Vorbeugende Massnahmen und Bekämpfung
- Die einfachste und sicherste Bekämpfungsmassnahme ist der Anbau von resistenten Sorten oder Sortenmischungen, sofern geeignete Sorten verfügbar sind (Schweiz: Liste der empfohlenen Getreidesorten; Deutschland: Sortenliste des Bundessortenamtes; Österreich: Österreichische beschreibende Sortenliste).
- Ausfallgetreide im Herbst beseitigen und flach einarbeiten, um "grüne Brücken" zu vermeiden
- Das Wintergetreide spät und das Sommergetreide früh säen
- Winter- und Sommergetreide der gleichen Art nicht nebeneinander anbauen
- Kein zu dichter Pflanzenbestand anstreben
- Überhöhte Stickstoffdüngung vermeiden
- Empfohlene und zugelassene Pflanzenschutzmittel gegen den Echten Mehltau (B. graminis) finden sie für die Schweiz im Pflanzenschutzmittelverzeichnis des BLW (Bundesamt für Landwirtschaft); für Deutschland in der online Datenbank des BVL (Bundesamt für Verbraucherschutz und Lebensmittelsicherheit) und für Österreich im Pflanzenschutzmittelregister des BAES (Bundesamt für Ernährungssicherheit).
Literatur
Blumer S, 1967. Echte Mehltaupilze.

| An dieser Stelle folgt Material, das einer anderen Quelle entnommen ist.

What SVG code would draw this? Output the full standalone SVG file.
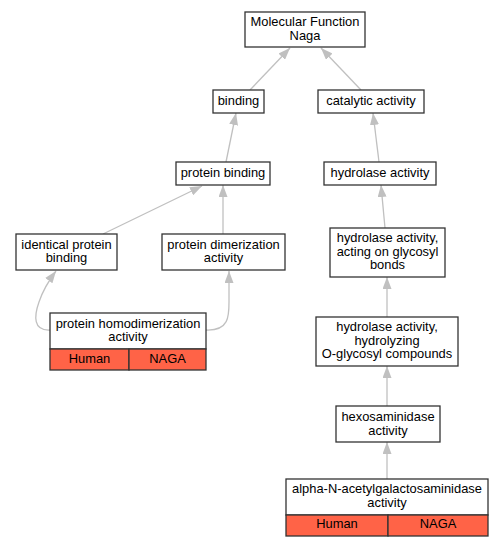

Jena, VEB Gustav Fischer Verlag.
Duveiller E, Singh RP, Nicol JM, 2007. The challenges of maintaining wheat productivity: pests, diseases, and potential epidemics. Euphytica 157: 417-430.
Jorgensen JH, 1994. Genetics of powdery mildew resistance in barley. Critical Reviews in Plant Science 13, 97-119.
Mühle E, 1971. Krankheiten und Schädlinge der Futtergräser. S. Hirzel Verlag Leipzig. 422S.
Obst A, Paul V, 1993. Krankheiten und Schädlinge des Getreides. Verlag Th. Mann: 184 S.
Schönbeck F, 1979. Pflanzenkrankheiten. B.G. Teubner Stuttgart: 184 S.
Thordal-Christensen H, Gregersen PL und Collinge DB, 1999. The barley/Blumeria (syn. Erysiphe) graminis interaction. In Mechanisms of resistance to plant diseases. A. Slusarenko, R. Fraser, und K. van Loon, eds. (Kluwer Academic Publishers), pp. 77-100.